**DATASET EXCERPT**
## start
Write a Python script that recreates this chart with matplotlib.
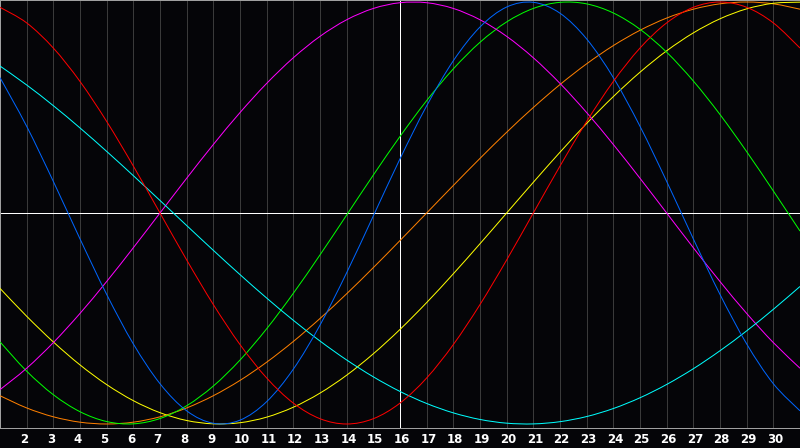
import matplotlib
matplotlib.use('Agg')
from matplotlib import pyplot as plt
from matplotlib.path import Path
from matplotlib.patches import PathPatch

days = list(range(1, 32))
day_labels = [str(d) for d in range(2, 31)]
today = 16

# one list per cycle, value at each day
red = [0.9749, 0.9010, 0.7818, 0.6235, 0.4339, 0.2225, 0.0, -0.2225, -0.4339, -0.6235,
       -0.7818, -0.9010, -0.9749, -1.0, -0.9749, -0.9010, -0.7818, -0.6235, -0.4339, -0.2225,
       0.0, 0.2225, 0.4339, 0.6235, 0.7818, 0.9010, 0.9749, 1.0, 0.9749, 0.9010, 0.7818]
blue = [0.6417, 0.4109, 0.1497, -0.1227, -0.3859, -0.6205, -0.8090, -0.9376, -0.9966, -0.9818,
        -0.8941, -0.7400, -0.5313, -0.2829, -0.0137, 0.2566, 0.5079, 0.7216, 0.8815, 0.9762,
        0.9985, 0.9468, 0.8248, 0.6417, 0.4109, 0.1497, -0.1227, -0.3859, -0.6205, -0.8090, -0.9376]
cyan = [0.6966, 0.6068, 0.5086, 0.4031, 0.2920, 0.1769, 0.0593, -0.0593, -0.1769, -0.2920,
        -0.4031, -0.5086, -0.6068, -0.6966, -0.7765, -0.8458, -0.9028, -0.9473, -0.9785, -0.9961,
        -0.9996, -0.9890, -0.9647, -0.9267, -0.8757, -0.8126, -0.7381, -0.6528, -0.5586, -0.4566, -0.3482]
magenta = [-0.8372, -0.7357, -0.6142, -0.4759, -0.3247, -0.1646, 0.0, 0.1646, 0.3247, 0.4759,
           0.6142, 0.7357, 0.8372, 0.9158, 0.9694, 0.9966, 0.9966, 0.9694, 0.9158, 0.8372,
           0.7357, 0.6142, 0.4759, 0.3247, 0.1646, 0.0, -0.1646, -0.3247, -0.4759, -0.6142, -0.7357]
green = [-0.6107, -0.7496, -0.8612, -0.9418, -0.9884, -0.9993, -0.9740, -0.9135, -0.8201, -0.6970,
         -0.5486, -0.3805, -0.1986, -0.0095, 0.1799, 0.3628, 0.5326, 0.6831, 0.8090, 0.9056,
         0.9695, 0.9984, 0.9911, 0.9480, 0.8708, 0.7620, 0.6256, 0.4667, 0.2908, 0.1045, -0.0856]
orange = [-0.8660, -0.9239, -0.9659, -0.9914, -1.0, -0.9914, -0.9659, -0.9239, -0.8660, -0.7934,
          -0.7071, -0.6088, -0.5, -0.3827, -0.2588, -0.1305, 0.0, 0.1305, 0.2588, 0.3827,
          0.5, 0.6088, 0.7071, 0.7934, 0.8660, 0.9239, 0.9659, 0.9914, 1.0, 0.9914, 0.9659]
yellow = [-0.3572, -0.4894, -0.6111, -0.7199, -0.8133, -0.8894, -0.9464, -0.9834, -0.9993, -0.9940,
          -0.9675, -0.9204, -0.8536, -0.7687, -0.6672, -0.5518, -0.4245, -0.2881, -0.1456, 0.0,
          0.1456, 0.2881, 0.4245, 0.5518, 0.6672, 0.7687, 0.8536, 0.9204, 0.9675, 0.9940, 0.9993]


def smooth_path(xs, ys):
    # catmull-rom through the daily points, drawn as cubic bezier pieces
    pts = list(zip(xs, ys))
    verts = [pts[0]]
    codes = [Path.MOVETO]
    n = len(pts)
    for i in range(n - 1):
        p0 = pts[max(i - 1, 0)]
        p1 = pts[i]
        p2 = pts[i + 1]
        p3 = pts[min(i + 2, n - 1)]
        c1 = (p1[0] + (p2[0] - p0[0]) / 6, p1[1] + (p2[1] - p0[1]) / 6)
        c2 = (p2[0] - (p3[0] - p1[0]) / 6, p2[1] - (p3[1] - p1[1]) / 6)
        verts += [c1, c2, p2]
        codes += [Path.CURVE4] * 3
    return Path(verts, codes)


bg = '#050508'
fig = plt.figure(figsize=(8, 4.48), dpi=100, facecolor=bg)
ax = fig.add_axes([0, 20 / 448, 1, 428 / 448])
ax.set_facecolor(bg)

px = 0.72  # one pixel in points
for d in range(2, 31):
    ax.axvline(d, color='#3a3a3a', lw=px, zorder=1)
ax.axvline(today, color='white', lw=px, zorder=2)
ax.axhline(0, color='white', lw=px, zorder=2)

series = [(orange, '#ff8000'), (yellow, '#ffff00'), (green, '#00ff00'),
          (magenta, '#ff00ff'), (cyan, '#00ffff'), (blue, '#0066ff'), (red, '#ff0000')]
for vals, col in series:
    ax.add_patch(PathPatch(smooth_path(days, vals), fill=False, edgecolor=col,
                           lw=px, zorder=3))

ax.set_xlim(1, 31)
ax.set_ylim(-1.019, 1.0095)
ax.set_xticks([])
ax.set_yticks([])
for s in ax.spines.values():
    s.set_color('#a0a0a0')
    s.set_linewidth(px)

# day numbers sit just under the frame, starting a little left of each grid line
for d, lab in zip(range(2, 31), day_labels):
    ax.text(d - 0.24, -0.026, lab, transform=ax.get_xaxis_transform(),
            ha='left', va='center', color='white', fontsize=8.5,
            fontweight='bold', family='DejaVu Sans')

fig.savefig('out.png', dpi=100, facecolor=bg)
## end
Please restate the material above line by line, exactly, beginning at its first line and ending with the line that contains "from matplotlib.patches import PathPatch", without any pictures.

Write a Python script that recreates this chart with matplotlib.
import matplotlib
matplotlib.use('Agg')
from matplotlib import pyplot as plt
from matplotlib.path import Path
from matplotlib.patches import PathPatch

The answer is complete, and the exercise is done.